Anche l’abolizione (o la cancellazione) di programmi critici verso Trump pare avere un peso simbolico: il comico Stephen Colbert, da sempre una voce critica, ha definito l’accordo come un “grosso mazzette,” riferendosi al futuro dei programmi e agli investimenti promessi.
Allo stesso tempo, l’impegno di CBS a rendere pubblici i transcript delle future interviste di “60 Minutes” con candidati presidenziali – come previsto dal patto – è stato interpretato come una concessione significativa: un passo verso maggiore trasparenza, ma non basta a placare tutti.
Da una parte, Trump sta facendo “cassa” con le sue battaglie contro i media. Dall’altra, la sua Trump Media & Technology Group (proprietaria di Truth Social) non naviga in acque tranquille: il bilancio del 2024 ha registrato ricavi modesti (3,6 milioni di dollari) e una perdita netta di 401 milioni.
Nonostante queste tensioni, la speculazione politica-monetaria del tycoon sembra funzionare: utilizza ogni controversia per alimentare la sua narrazione anti-media, trasformando le cause — spesso considerate da molti legali come mosse aggressive ma non sempre solide — in una fonte di legittimazione per i suoi sostenitori.
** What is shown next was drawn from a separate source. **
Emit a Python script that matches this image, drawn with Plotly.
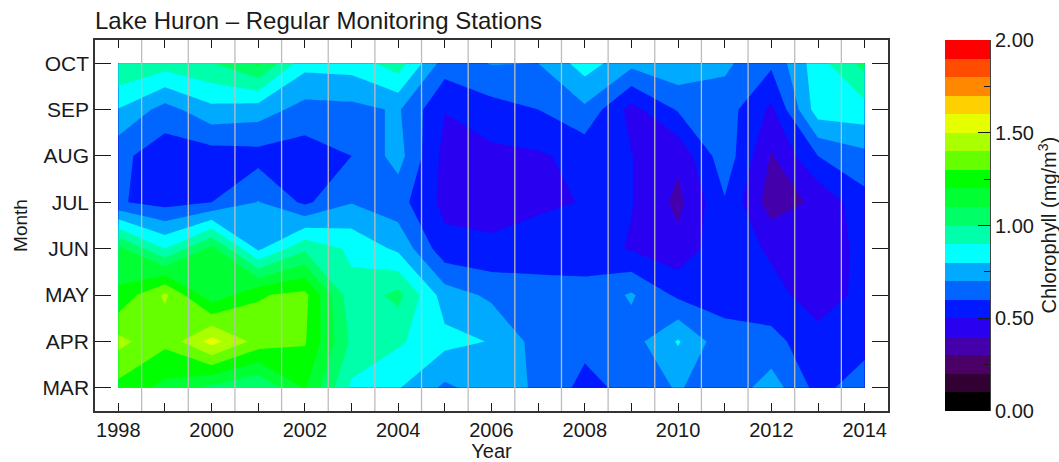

Restano da chiarire molti dettagli: il futuro del presunto “extra” da 20 milioni dalle nuove proprietà Paramount, l’effettiva esecuzione dei programmi promessi, e soprattutto il ruolo etico e legale di queste operazioni in una democrazia.
Una cosa è certa: nell’era Trump, i media non sono più solo canali di comunicazione politica, ma terreno di scontro patrimoniale, dove la carta stampata, la televisione e i social network diventano strumenti non solo di informazione, ma anche di bilancio.